One woman from the Fife side of the Tay estuary recalls “Having heard that butter and tins of ham were being washed up along the shore at Tayport, we quickly made our way there to try our luck at recovering some. We were fortunate enough to find an amount of butter, though there was quite a lot of sand attached to it. Taking it home, the sand was brushed away and my mother being a first class baker, the butter was used to make very tasty shortbread, a great luxury in those days. Regarding the tins of rescued ham, we carefully selected a grassy part of the beach, riddled with rabbit burrows and buried it, thinking we would come back the next day and retrieve it. When we did, we forgot which burrow we had hidden it in. So, we never had cold ham to supplement our rations. That tin is probably still there in the warren”.
A Monifieth man remembers” My older brother and some of his friends brought back a load of butter, plus tins of boiled ham. We sold some of the butter to a Dundee baker and enjoyed the rest ourselves for months afterwards. My mother salted the butte – no fridges in those days- and dispensed large lumps to elderly ladies to whom it was `manna from heaven`. The road to the lighthouse was littered with encrusted butter. The local constabulary attempted to confiscate any that they could; but they only obtained a small fraction of what was washed ashore. The reality was the butter had to be put to good use before it went rancid”

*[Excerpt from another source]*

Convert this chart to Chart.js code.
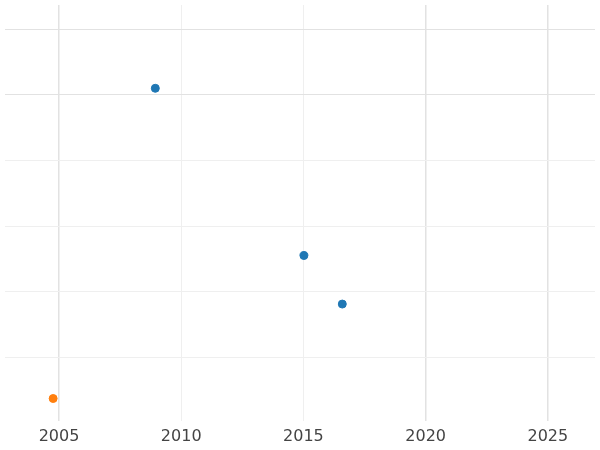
<!DOCTYPE html>
<html><head><script src="https://cdn.jsdelivr.net/npm/chart.js@4"></script>
<style>body{margin:0;background:#fff;overflow:hidden}#w{width:600px;height:450px}</style></head>
<body><div id="w"><canvas id="c"></canvas></div>
<script>
const blueX=[2008.94,2015.02,2016.59];
const blueY=[4.10,1.55,0.81];
const orangeX=[2004.76];
const orangeY=[-0.63];
const xTicks=[2005,2010,2015,2020,2025];
const strongX=[2005,2020,2025];
new Chart(document.getElementById('c'),{
type:'scatter',
data:{datasets:[
{data:blueX.map((x,i)=>({x,y:blueY[i]})),backgroundColor:'#1f77b4',borderColor:'#1f77b4',pointRadius:4},
{data:orangeX.map((x,i)=>({x,y:orangeY[i]})),backgroundColor:'#ff7f0e',borderColor:'#ff7f0e',pointRadius:4}]},
options:{responsive:true,maintainAspectRatio:false,animation:false,
layout:{padding:{left:-5,right:-5,top:-5,bottom:-2}},
plugins:{legend:{display:false},tooltip:{enabled:false}},
scales:{
x:{type:'linear',min:2002.79,max:2026.93,border:{display:false},
afterBuildTicks:a=>{a.ticks=xTicks.map(v=>({value:v}));},
grid:{color:c=>strongX.includes(c.tick&&c.tick.value)?'#e2e2e2':'#efefef',lineWidth:c=>strongX.includes(c.tick&&c.tick.value)?1.5:1,drawTicks:false},
ticks:{color:'#444',font:{family:'DejaVu Sans',size:16},padding:6,callback:v=>String(v)}},
y:{min:-0.97,max:5.37,border:{display:false},
afterBuildTicks:a=>{a.ticks=[0,1,2,3,4,5].map(v=>({value:v}));},
grid:{color:c=>(c.tick&&(c.tick.value===4||c.tick.value===5))?'#e2e2e2':'#efefef',drawTicks:false},
ticks:{display:false}}}}
});
</script></body></html>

The Receiver of Wrecks at Dundee Customs House declared an amnesty if anyone handed in goods from the wreck cargo. If it was not given over voluntarily, however, there were warnings that prosecutions could ensue involving heavy fines. Two customs men with horses and carts collected along the shores of the Tay. They later claimed more than five tons of butter, most of it damaged; and one and a half tons of bacon in good condition, had been recovered and put in cold storage, before being sold to the highest bidder.
Be that as it may, the wreck still managed to bring comfort to many cold, hungry folk along the icy waters of the Firth of Tay.